• **Task to carry out**
Pick out every line of the entries below where "this" occurs, and copy those lines.

• **Data shown**
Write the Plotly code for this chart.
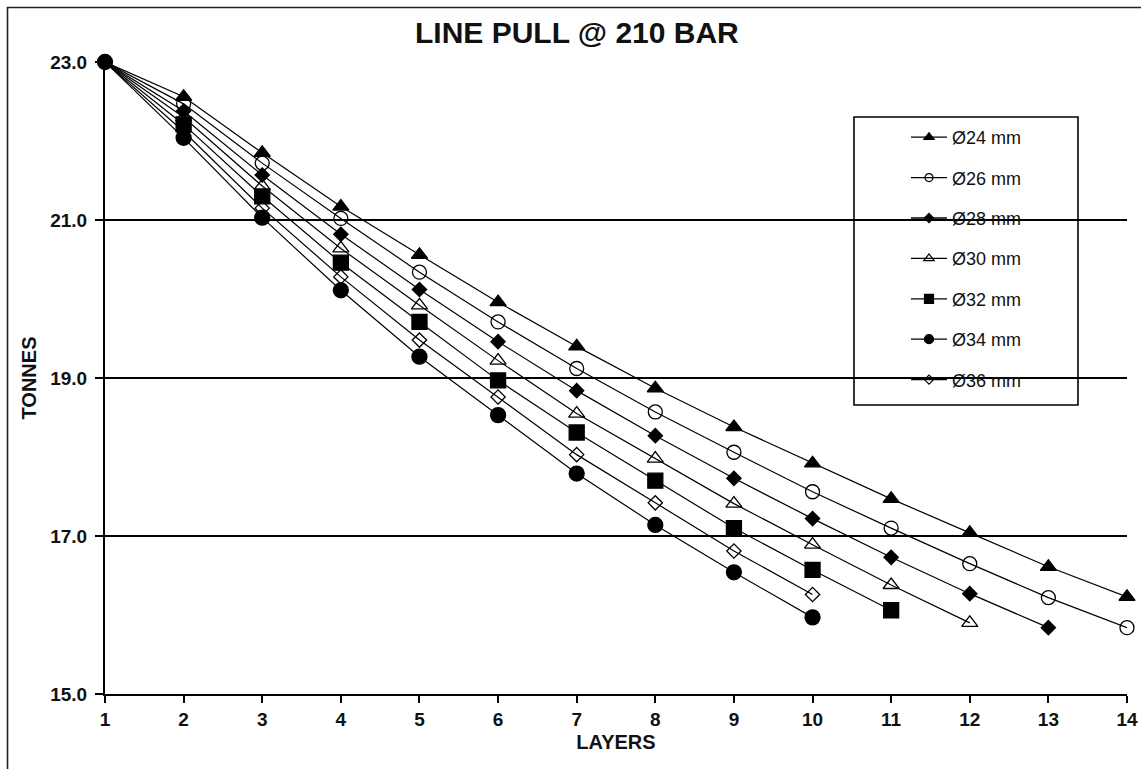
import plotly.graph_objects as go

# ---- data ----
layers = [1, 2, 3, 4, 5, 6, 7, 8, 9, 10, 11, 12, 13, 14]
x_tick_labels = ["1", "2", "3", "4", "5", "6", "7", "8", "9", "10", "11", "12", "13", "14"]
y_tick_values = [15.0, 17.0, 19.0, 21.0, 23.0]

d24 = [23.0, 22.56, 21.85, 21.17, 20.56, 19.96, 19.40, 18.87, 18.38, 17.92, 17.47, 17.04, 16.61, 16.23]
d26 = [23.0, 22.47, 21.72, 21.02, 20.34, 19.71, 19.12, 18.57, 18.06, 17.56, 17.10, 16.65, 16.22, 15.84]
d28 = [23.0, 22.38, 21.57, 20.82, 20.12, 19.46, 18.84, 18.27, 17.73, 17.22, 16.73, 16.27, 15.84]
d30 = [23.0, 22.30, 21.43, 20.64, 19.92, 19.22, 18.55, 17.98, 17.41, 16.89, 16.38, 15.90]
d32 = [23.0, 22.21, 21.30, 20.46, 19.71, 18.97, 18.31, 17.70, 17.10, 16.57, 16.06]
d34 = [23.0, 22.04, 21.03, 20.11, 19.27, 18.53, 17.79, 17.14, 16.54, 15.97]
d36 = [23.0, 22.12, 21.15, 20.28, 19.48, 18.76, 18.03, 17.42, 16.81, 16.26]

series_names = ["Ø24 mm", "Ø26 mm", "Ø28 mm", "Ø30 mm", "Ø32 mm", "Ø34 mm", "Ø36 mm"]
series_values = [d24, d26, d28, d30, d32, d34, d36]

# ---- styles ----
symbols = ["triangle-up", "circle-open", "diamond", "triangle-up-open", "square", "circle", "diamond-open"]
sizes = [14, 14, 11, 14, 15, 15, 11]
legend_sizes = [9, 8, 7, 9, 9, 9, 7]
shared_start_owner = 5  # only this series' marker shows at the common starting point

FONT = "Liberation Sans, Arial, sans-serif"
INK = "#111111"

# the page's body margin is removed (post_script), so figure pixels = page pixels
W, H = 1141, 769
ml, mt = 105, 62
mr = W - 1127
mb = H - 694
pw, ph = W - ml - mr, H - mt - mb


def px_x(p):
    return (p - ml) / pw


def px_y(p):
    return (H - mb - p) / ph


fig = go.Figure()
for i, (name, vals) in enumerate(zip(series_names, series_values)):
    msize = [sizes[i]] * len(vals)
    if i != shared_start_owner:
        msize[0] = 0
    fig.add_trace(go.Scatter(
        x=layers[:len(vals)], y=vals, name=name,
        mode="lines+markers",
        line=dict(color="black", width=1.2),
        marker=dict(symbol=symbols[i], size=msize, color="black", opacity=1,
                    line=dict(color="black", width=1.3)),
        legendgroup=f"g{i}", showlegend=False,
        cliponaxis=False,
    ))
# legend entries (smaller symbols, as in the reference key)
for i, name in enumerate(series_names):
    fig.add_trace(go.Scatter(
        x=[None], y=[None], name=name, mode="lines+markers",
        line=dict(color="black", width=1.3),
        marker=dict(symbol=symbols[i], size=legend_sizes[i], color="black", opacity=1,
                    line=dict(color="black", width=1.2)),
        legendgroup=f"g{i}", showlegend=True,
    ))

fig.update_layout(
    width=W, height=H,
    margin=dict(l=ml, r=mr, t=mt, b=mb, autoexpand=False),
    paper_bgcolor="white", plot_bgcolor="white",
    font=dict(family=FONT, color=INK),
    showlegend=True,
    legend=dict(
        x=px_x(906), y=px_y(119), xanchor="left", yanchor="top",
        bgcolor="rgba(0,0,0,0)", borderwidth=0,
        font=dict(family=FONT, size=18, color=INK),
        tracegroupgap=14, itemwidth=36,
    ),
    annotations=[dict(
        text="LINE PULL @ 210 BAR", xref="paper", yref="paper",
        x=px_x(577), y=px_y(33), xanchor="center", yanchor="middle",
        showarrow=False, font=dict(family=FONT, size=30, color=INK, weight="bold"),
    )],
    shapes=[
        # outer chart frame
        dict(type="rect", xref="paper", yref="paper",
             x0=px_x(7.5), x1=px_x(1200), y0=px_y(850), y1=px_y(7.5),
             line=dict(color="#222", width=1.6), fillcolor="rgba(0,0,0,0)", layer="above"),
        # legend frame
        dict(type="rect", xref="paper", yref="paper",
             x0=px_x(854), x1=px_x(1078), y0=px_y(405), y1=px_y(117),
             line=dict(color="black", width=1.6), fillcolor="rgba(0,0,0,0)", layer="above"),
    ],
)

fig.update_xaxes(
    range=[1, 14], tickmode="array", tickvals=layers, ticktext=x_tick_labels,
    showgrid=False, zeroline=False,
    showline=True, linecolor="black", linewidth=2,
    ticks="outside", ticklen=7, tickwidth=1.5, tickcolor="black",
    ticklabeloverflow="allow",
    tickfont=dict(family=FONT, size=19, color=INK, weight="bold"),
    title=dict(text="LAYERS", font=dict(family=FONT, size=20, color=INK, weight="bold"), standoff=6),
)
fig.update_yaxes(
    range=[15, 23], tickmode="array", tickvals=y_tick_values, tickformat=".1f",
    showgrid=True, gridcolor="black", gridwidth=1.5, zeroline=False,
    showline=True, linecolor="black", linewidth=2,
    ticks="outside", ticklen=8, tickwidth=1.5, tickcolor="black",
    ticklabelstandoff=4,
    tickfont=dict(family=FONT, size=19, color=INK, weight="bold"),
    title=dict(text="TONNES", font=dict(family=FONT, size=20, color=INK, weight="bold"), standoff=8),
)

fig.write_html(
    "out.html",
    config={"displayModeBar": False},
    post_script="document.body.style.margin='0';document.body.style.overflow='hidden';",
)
---
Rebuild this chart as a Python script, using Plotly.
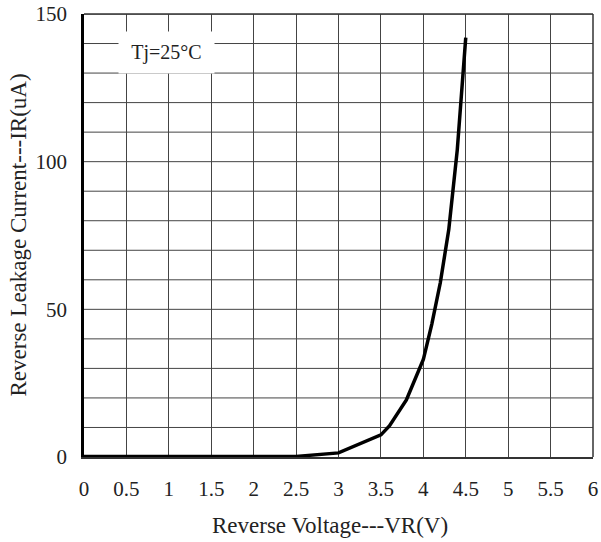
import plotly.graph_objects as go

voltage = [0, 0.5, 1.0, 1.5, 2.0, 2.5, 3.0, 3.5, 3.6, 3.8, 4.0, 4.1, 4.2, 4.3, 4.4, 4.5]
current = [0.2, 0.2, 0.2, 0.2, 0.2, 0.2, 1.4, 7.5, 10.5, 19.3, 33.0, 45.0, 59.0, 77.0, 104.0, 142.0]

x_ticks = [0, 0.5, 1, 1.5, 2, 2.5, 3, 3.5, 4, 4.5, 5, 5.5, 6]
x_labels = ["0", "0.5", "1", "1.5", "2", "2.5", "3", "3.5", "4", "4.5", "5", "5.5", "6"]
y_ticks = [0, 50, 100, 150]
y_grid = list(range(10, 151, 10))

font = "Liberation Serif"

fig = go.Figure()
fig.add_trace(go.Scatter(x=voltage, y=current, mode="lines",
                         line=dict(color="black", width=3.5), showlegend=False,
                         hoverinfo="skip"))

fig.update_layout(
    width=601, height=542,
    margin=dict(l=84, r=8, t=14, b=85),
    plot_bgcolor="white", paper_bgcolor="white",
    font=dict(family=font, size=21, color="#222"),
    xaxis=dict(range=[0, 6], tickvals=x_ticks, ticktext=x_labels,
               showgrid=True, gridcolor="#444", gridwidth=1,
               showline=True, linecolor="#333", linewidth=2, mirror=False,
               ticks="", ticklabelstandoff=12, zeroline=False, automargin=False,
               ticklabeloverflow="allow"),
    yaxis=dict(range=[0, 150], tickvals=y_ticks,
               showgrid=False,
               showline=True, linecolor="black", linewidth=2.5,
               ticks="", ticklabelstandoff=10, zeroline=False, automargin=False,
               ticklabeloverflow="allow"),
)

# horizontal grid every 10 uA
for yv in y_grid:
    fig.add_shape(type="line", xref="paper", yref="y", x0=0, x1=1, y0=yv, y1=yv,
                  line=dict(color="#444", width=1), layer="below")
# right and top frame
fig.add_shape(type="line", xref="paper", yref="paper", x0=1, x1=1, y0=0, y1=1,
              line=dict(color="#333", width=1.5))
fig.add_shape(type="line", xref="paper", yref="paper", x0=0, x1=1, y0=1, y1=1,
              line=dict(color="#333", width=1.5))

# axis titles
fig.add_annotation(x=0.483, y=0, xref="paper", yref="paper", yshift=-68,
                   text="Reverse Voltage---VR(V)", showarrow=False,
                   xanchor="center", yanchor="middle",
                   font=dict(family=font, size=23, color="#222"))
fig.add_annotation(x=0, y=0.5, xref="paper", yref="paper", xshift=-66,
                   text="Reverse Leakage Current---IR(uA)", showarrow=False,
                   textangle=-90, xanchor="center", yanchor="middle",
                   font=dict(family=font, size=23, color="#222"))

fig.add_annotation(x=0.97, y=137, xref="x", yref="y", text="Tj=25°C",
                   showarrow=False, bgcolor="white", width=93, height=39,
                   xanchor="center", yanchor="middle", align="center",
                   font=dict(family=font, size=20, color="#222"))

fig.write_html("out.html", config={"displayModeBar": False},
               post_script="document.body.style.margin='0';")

• **Final result**
Write the Plotly code for this chart.
shared_start_owner = 5  # only this series' marker shows at the common starting point
Rebuild this chart as a Python script, using Plotly.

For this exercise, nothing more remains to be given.